* [Work instructions]: Repeat the material verbatim. Images are excluded from the copy.

START Data section

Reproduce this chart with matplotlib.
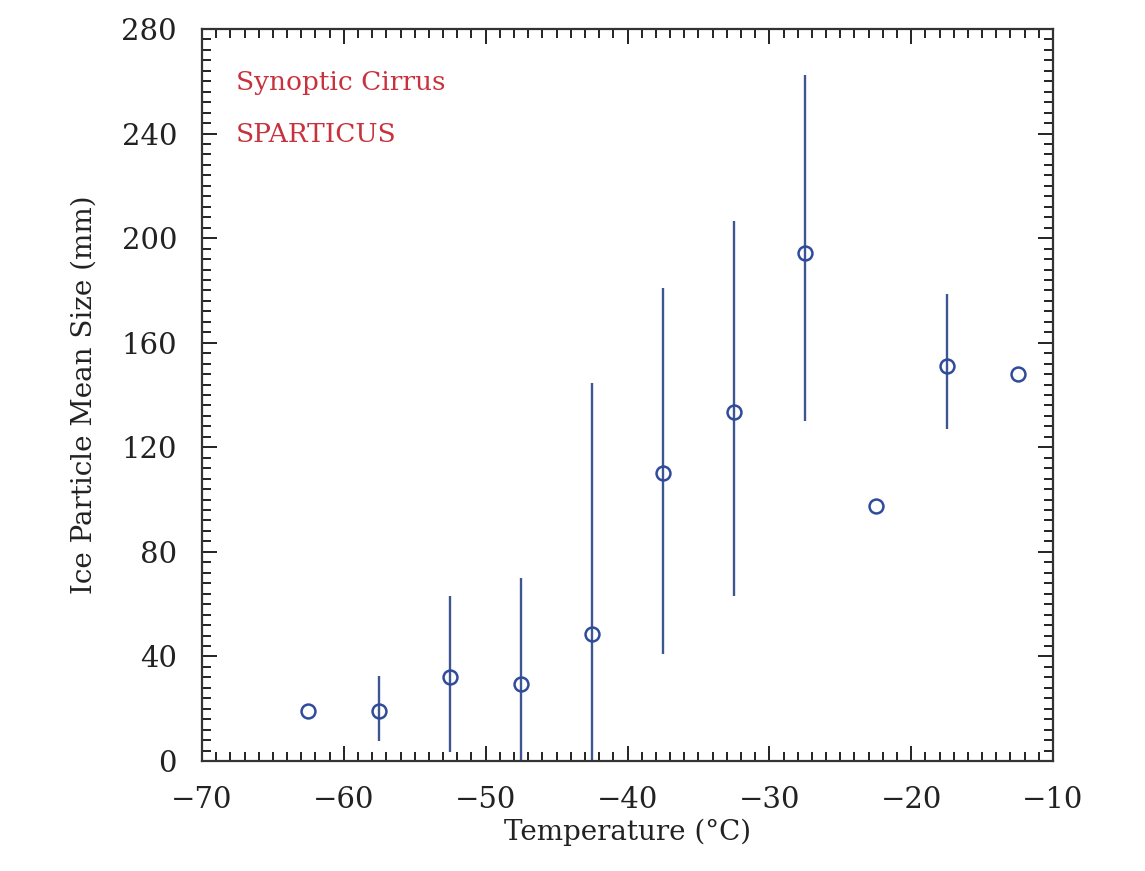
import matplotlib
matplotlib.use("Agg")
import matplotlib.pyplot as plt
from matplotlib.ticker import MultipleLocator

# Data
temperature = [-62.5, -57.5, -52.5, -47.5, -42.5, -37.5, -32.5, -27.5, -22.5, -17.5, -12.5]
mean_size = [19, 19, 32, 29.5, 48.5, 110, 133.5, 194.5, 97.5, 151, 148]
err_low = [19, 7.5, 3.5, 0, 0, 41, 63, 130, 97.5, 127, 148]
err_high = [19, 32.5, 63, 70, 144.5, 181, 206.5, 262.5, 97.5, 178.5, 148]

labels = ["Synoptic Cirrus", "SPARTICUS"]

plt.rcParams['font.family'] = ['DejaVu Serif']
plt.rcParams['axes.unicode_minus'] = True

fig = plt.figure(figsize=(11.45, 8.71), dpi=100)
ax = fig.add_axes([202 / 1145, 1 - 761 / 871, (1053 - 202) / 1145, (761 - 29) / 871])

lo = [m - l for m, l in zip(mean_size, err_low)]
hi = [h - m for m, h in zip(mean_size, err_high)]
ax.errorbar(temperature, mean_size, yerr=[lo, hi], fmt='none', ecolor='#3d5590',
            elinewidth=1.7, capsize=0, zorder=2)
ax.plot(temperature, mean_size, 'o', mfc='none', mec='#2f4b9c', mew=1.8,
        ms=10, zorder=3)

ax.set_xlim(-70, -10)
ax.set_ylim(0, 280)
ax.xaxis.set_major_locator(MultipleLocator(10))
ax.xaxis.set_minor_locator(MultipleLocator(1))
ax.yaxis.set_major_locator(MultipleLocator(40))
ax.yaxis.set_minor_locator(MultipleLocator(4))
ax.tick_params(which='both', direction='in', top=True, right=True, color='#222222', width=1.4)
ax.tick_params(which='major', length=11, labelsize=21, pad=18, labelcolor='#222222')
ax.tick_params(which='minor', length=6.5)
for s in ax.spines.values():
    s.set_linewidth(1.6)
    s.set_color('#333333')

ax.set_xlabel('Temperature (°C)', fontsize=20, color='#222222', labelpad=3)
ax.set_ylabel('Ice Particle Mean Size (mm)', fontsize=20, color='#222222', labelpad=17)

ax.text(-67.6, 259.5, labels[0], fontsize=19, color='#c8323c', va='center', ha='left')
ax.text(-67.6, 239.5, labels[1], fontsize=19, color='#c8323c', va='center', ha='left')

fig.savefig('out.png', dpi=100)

END Data section

* [Problem solution]:
Reproduce this chart with matplotlib.
import matplotlib
matplotlib.use("Agg")
import matplotlib.pyplot as plt
from matplotlib.ticker import MultipleLocator

# Data
temperature = [-62.5, -57.5, -52.5, -47.5, -42.5, -37.5, -32.5, -27.5, -22.5, -17.5, -12.5]
mean_size = [19, 19, 32, 29.5, 48.5, 110, 133.5, 194.5, 97.5, 151, 148]
err_low = [19, 7.5, 3.5, 0, 0, 41, 63, 130, 97.5, 127, 148]
err_high = [19, 32.5, 63, 70, 144.5, 181, 206.5, 262.5, 97.5, 178.5, 148]

labels = ["Synoptic Cirrus", "SPARTICUS"]

plt.rcParams['font.family'] = ['DejaVu Serif']
plt.rcParams['axes.unicode_minus'] = True

fig = plt.figure(figsize=(11.45, 8.71), dpi=100)
ax = fig.add_axes([202 / 1145, 1 - 761 / 871, (1053 - 202) / 1145, (761 - 29) / 871])

lo = [m - l for m, l in zip(mean_size, err_low)]
hi = [h - m for m, h in zip(mean_size, err_high)]
ax.errorbar(temperature, mean_size, yerr=[lo, hi], fmt='none', ecolor='#3d5590',
            elinewidth=1.7, capsize=0, zorder=2)
ax.plot(temperature, mean_size, 'o', mfc='none', mec='#2f4b9c', mew=1.8,
        ms=10, zorder=3)

ax.set_xlim(-70, -10)
ax.set_ylim(0, 280)
ax.xaxis.set_major_locator(MultipleLocator(10))
ax.xaxis.set_minor_locator(MultipleLocator(1))
ax.yaxis.set_major_locator(MultipleLocator(40))
ax.yaxis.set_minor_locator(MultipleLocator(4))
ax.tick_params(which='both', direction='in', top=True, right=True, color='#222222', width=1.4)
ax.tick_params(which='major', length=11, labelsize=21, pad=18, labelcolor='#222222')
ax.tick_params(which='minor', length=6.5)
for s in ax.spines.values():
    s.set_linewidth(1.6)
    s.set_color('#333333')

ax.set_xlabel('Temperature (°C)', fontsize=20, color='#222222', labelpad=3)
ax.set_ylabel('Ice Particle Mean Size (mm)', fontsize=20, color='#222222', labelpad=17)

ax.text(-67.6, 259.5, labels[0], fontsize=19, color='#c8323c', va='center', ha='left')
ax.text(-67.6, 239.5, labels[1], fontsize=19, color='#c8323c', va='center', ha='left')

fig.savefig('out.png', dpi=100)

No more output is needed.